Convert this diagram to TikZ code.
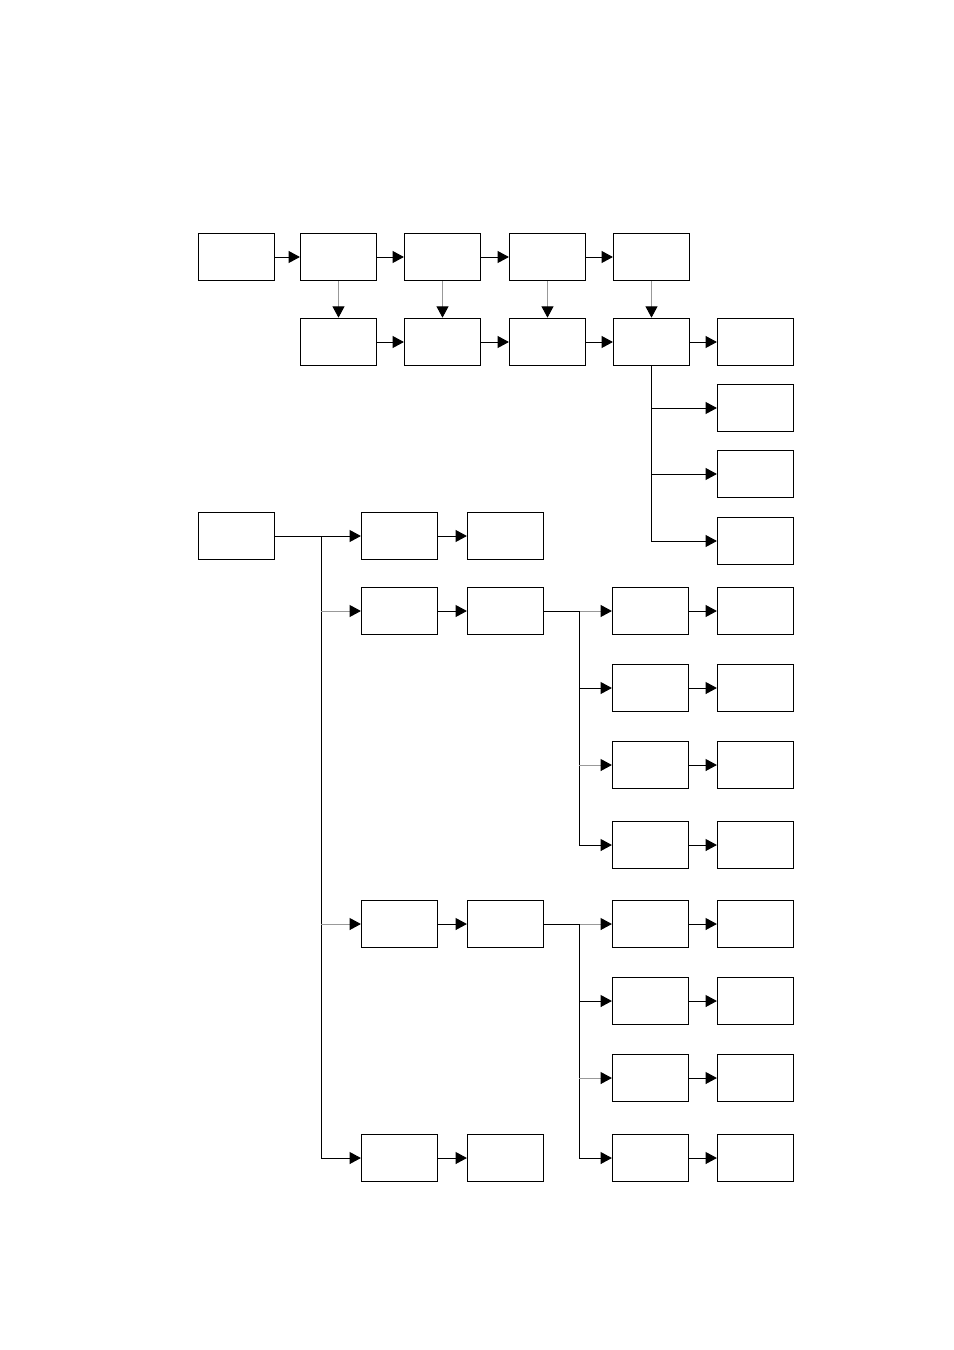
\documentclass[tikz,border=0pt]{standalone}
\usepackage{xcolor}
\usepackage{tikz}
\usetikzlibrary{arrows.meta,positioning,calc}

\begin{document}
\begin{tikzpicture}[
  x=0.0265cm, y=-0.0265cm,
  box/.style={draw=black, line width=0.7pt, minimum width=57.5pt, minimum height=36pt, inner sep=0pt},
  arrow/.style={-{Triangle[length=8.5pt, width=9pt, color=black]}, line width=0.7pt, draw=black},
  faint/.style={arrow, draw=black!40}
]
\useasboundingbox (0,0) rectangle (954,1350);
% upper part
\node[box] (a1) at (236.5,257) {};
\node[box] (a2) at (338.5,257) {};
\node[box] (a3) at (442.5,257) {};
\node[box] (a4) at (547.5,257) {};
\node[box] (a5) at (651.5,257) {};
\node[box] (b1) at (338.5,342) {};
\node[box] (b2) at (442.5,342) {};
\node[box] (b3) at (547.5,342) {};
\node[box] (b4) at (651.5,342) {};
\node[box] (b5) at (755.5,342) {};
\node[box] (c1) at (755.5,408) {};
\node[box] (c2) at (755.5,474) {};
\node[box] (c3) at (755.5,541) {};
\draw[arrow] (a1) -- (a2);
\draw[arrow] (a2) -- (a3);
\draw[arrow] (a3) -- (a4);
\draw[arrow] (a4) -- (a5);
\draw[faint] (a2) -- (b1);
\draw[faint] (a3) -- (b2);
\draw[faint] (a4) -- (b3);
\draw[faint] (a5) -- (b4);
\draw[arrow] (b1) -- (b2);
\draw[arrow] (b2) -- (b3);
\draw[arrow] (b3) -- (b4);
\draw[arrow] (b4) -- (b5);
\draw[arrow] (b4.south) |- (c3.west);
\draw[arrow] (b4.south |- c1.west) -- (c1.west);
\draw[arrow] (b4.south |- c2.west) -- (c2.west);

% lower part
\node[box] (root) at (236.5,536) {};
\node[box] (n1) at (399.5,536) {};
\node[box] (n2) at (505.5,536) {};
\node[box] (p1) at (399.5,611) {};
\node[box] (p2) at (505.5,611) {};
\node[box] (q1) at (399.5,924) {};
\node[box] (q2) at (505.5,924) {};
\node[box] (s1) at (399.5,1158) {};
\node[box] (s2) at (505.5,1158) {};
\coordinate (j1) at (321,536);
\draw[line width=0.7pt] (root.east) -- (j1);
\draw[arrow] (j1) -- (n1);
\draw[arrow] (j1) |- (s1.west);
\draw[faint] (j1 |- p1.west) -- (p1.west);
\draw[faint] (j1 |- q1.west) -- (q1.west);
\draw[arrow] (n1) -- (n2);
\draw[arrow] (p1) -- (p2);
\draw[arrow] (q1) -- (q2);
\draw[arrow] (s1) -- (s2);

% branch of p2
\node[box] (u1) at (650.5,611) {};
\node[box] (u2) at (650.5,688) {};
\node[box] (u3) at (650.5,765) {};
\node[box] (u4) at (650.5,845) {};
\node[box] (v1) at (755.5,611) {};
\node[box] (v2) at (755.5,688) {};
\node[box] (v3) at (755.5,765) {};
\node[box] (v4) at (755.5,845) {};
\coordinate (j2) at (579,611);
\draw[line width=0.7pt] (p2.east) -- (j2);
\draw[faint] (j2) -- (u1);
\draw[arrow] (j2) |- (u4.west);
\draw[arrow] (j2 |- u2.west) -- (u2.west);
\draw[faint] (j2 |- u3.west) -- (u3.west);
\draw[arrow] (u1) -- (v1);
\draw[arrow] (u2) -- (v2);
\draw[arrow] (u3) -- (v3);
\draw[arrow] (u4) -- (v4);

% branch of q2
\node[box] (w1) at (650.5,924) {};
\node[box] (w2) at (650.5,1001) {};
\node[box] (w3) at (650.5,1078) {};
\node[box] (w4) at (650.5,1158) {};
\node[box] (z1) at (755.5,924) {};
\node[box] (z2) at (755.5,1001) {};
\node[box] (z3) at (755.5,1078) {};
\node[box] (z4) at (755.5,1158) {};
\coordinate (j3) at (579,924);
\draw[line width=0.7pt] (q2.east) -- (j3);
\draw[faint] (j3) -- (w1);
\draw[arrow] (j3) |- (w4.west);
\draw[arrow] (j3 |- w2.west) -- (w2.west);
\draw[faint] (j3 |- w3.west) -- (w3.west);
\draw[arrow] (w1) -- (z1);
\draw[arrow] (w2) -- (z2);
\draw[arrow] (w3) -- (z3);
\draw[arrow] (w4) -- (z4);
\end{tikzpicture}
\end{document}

########################################

■ **INSTRUCTION**: Take the listing above and print it exactly, apart from the pictures.

■ **FULL RESPONSE**:
Convert this diagram to TikZ code.
\documentclass[tikz,border=0pt]{standalone}
\usepackage{xcolor}
\usepackage{tikz}
\usetikzlibrary{arrows.meta,positioning,calc}

\begin{document}
\begin{tikzpicture}[
  x=0.0265cm, y=-0.0265cm,
  box/.style={draw=black, line width=0.7pt, minimum width=57.5pt, minimum height=36pt, inner sep=0pt},
  arrow/.style={-{Triangle[length=8.5pt, width=9pt, color=black]}, line width=0.7pt, draw=black},
  faint/.style={arrow, draw=black!40}
]
\useasboundingbox (0,0) rectangle (954,1350);
% upper part
\node[box] (a1) at (236.5,257) {};
\node[box] (a2) at (338.5,257) {};
\node[box] (a3) at (442.5,257) {};
\node[box] (a4) at (547.5,257) {};
\node[box] (a5) at (651.5,257) {};
\node[box] (b1) at (338.5,342) {};
\node[box] (b2) at (442.5,342) {};
\node[box] (b3) at (547.5,342) {};
\node[box] (b4) at (651.5,342) {};
\node[box] (b5) at (755.5,342) {};
\node[box] (c1) at (755.5,408) {};
\node[box] (c2) at (755.5,474) {};
\node[box] (c3) at (755.5,541) {};
\draw[arrow] (a1) -- (a2);
\draw[arrow] (a2) -- (a3);
\draw[arrow] (a3) -- (a4);
\draw[arrow] (a4) -- (a5);
\draw[faint] (a2) -- (b1);
\draw[faint] (a3) -- (b2);
\draw[faint] (a4) -- (b3);
\draw[faint] (a5) -- (b4);
\draw[arrow] (b1) -- (b2);
\draw[arrow] (b2) -- (b3);
\draw[arrow] (b3) -- (b4);
\draw[arrow] (b4) -- (b5);
\draw[arrow] (b4.south) |- (c3.west);
\draw[arrow] (b4.south |- c1.west) -- (c1.west);
\draw[arrow] (b4.south |- c2.west) -- (c2.west);

% lower part
\node[box] (root) at (236.5,536) {};
\node[box] (n1) at (399.5,536) {};
\node[box] (n2) at (505.5,536) {};
\node[box] (p1) at (399.5,611) {};
\node[box] (p2) at (505.5,611) {};
\node[box] (q1) at (399.5,924) {};
\node[box] (q2) at (505.5,924) {};
\node[box] (s1) at (399.5,1158) {};
\node[box] (s2) at (505.5,1158) {};
\coordinate (j1) at (321,536);
\draw[line width=0.7pt] (root.east) -- (j1);
\draw[arrow] (j1) -- (n1);
\draw[arrow] (j1) |- (s1.west);
\draw[faint] (j1 |- p1.west) -- (p1.west);
\draw[faint] (j1 |- q1.west) -- (q1.west);
\draw[arrow] (n1) -- (n2);
\draw[arrow] (p1) -- (p2);
\draw[arrow] (q1) -- (q2);
\draw[arrow] (s1) -- (s2);

% branch of p2
\node[box] (u1) at (650.5,611) {};
\node[box] (u2) at (650.5,688) {};
\node[box] (u3) at (650.5,765) {};
\node[box] (u4) at (650.5,845) {};
\node[box] (v1) at (755.5,611) {};
\node[box] (v2) at (755.5,688) {};
\node[box] (v3) at (755.5,765) {};
\node[box] (v4) at (755.5,845) {};
\coordinate (j2) at (579,611);
\draw[line width=0.7pt] (p2.east) -- (j2);
\draw[faint] (j2) -- (u1);
\draw[arrow] (j2) |- (u4.west);
\draw[arrow] (j2 |- u2.west) -- (u2.west);
\draw[faint] (j2 |- u3.west) -- (u3.west);
\draw[arrow] (u1) -- (v1);
\draw[arrow] (u2) -- (v2);
\draw[arrow] (u3) -- (v3);
\draw[arrow] (u4) -- (v4);

% branch of q2
\node[box] (w1) at (650.5,924) {};
\node[box] (w2) at (650.5,1001) {};
\node[box] (w3) at (650.5,1078) {};
\node[box] (w4) at (650.5,1158) {};
\node[box] (z1) at (755.5,924) {};
\node[box] (z2) at (755.5,1001) {};
\node[box] (z3) at (755.5,1078) {};
\node[box] (z4) at (755.5,1158) {};
\coordinate (j3) at (579,924);
\draw[line width=0.7pt] (q2.east) -- (j3);
\draw[faint] (j3) -- (w1);
\draw[arrow] (j3) |- (w4.west);
\draw[arrow] (j3 |- w2.west) -- (w2.west);
\draw[faint] (j3 |- w3.west) -- (w3.west);
\draw[arrow] (w1) -- (z1);
\draw[arrow] (w2) -- (z2);
\draw[arrow] (w3) -- (z3);
\draw[arrow] (w4) -- (z4);
\end{tikzpicture}
\end{document}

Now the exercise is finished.